On this occasion it was some fresh looking whole turbot sitting on the shaved ice that caught my eye. After a bit of discussion with the French fish monger working behind the counter I discovered it was in fact a farmed turbot all the way from Spain.

Having never eaten farmed turbot I was curious to know how it tasted and was contemplating giving it a go. Before I could even ask what it was like, the french lad told me “is meard, but I have some wild turbo”

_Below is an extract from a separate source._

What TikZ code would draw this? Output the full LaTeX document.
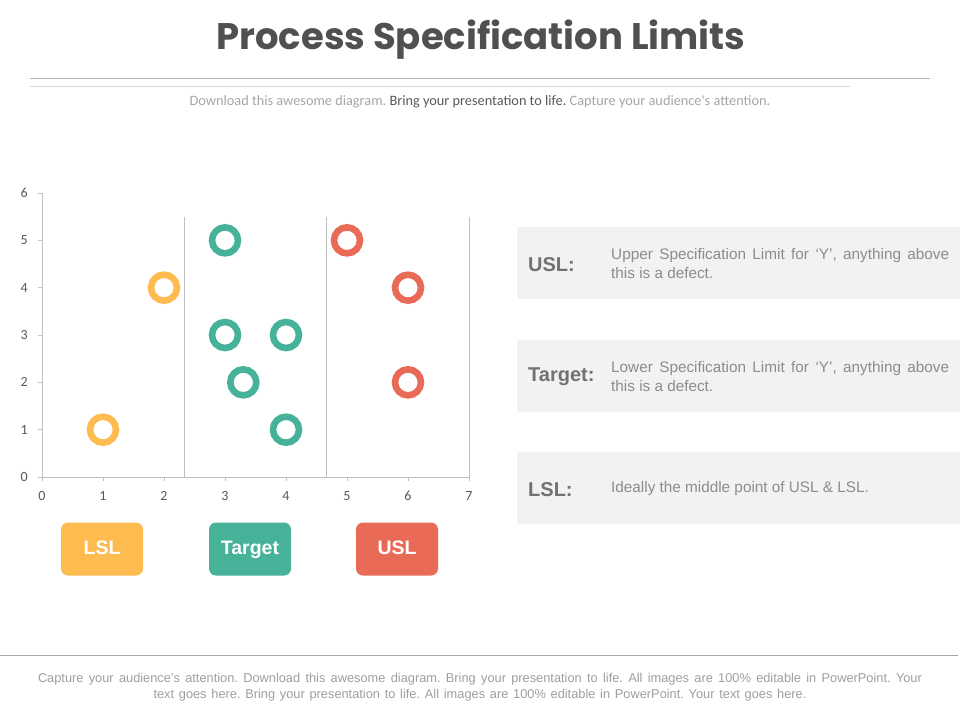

Without getting into the whole wild vs farmed fish debate, and leaving other considerations aside like nutrition, sustainability, and the environment, if I’m given a choice I’ll always go for the wild fish. Generally it just tastes better.

slow roast turbot

The only stumbling block can be the price. Wild turbot can be ridiculously expensive, up to 25 euro a kilo for fillets. Back when I was a young commis chef it was a lot cheaper. l can still remember these massive whole turbot, the size of a small child, arriving into the kitchen sticking out of styrofoam boxes. Weights of 10 to 12 kilo were not uncommon and If there was a couple of big ones in the box than it would take 2 of us to lift it.  Maybe I’m been a bit nostalgic but these bigger fish always seemed to taste better. Simply cut into large stakes and charred over a hot grill then served with deep-fried parsley and half a lemon….delish.